Note that each country is represented by a dummy variable (Country ES, Country GB, Country US…) that according to the above picture, has a limited impact on the prediction.
The main decisions made thanks to this algorithm were:
1. A threshold of 10 completed participation was set as the optimum to invite a panel member to install the meter. This quantity was decided as a good balance between the need to get more participants and a reasonably high likelihood of accepting the meter installation.
2. From a business point of view, a fixed number of participants with the meter installed is required for each country. In order to get and maintain such numbers, new panelists must be invited to install the meter.
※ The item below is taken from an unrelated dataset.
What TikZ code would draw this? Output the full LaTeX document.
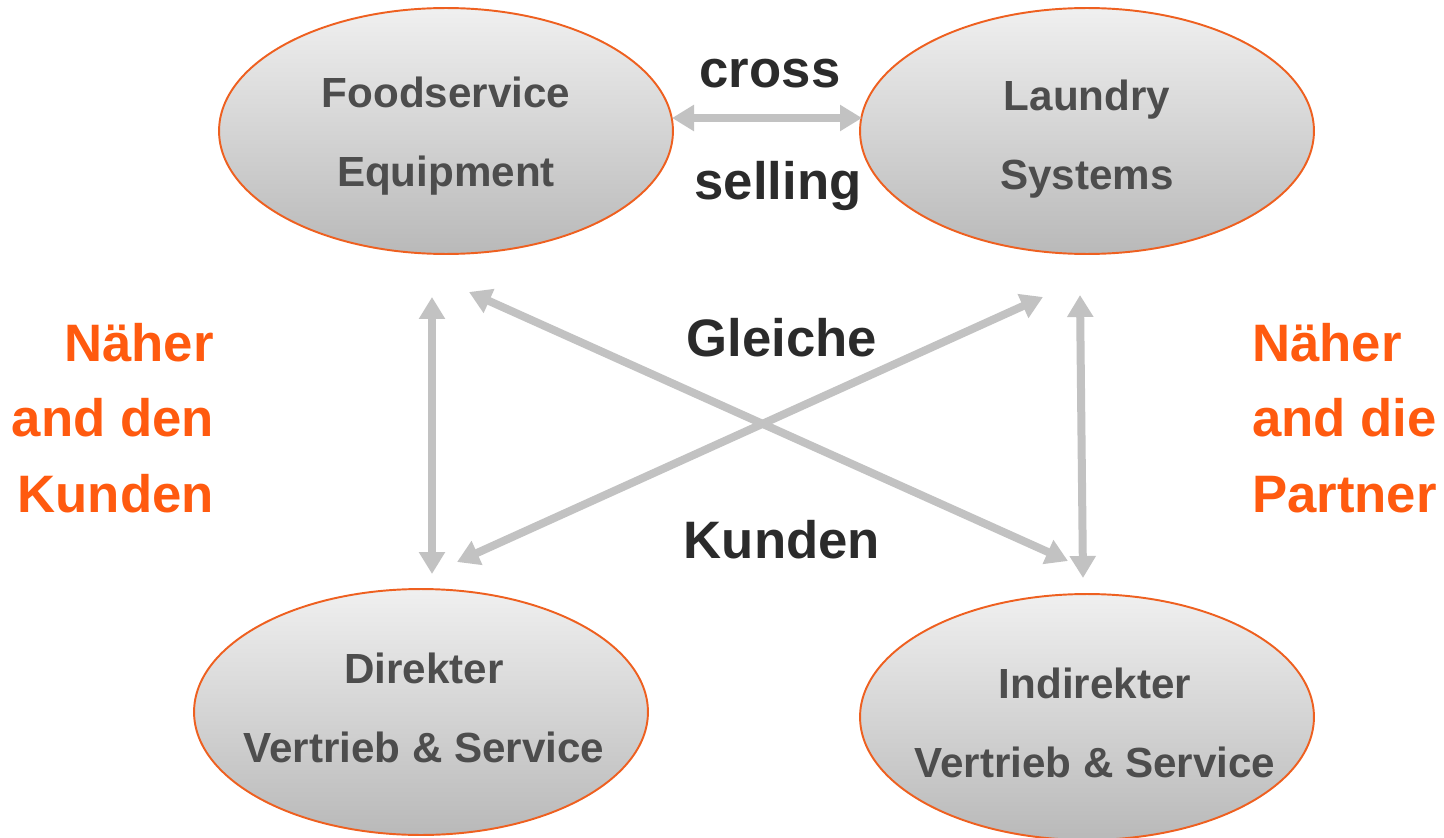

The new algorithm is used to prioritize the ones that are more likely to install the meter (among those that are eligible according to the 10 participations criteria).
3. In some specific situations and countries, due to special needs to accomplish some clients’ projects, we needed to invite people with less than 10 participations. Even in such cases, the algorithm proved to be useful to select the panelists that were more likely to accept the meter installation (with some exceptions where all the potential participants were invited, e.g. in the USA).
Conclusions
Developing an algorithm to predict the willingness to install a software that tracks online behaviors has proved to be useful to target the proposal (installing a meter) to the right people, at the right moment. Additionally, the developing of the algorithm has provided useful insights into what drives people to accept the installation. All the variables related to the past experience of the participants are those that best predict the installation acceptance, which reinforces our initial assumption that metering people is a matter of trust.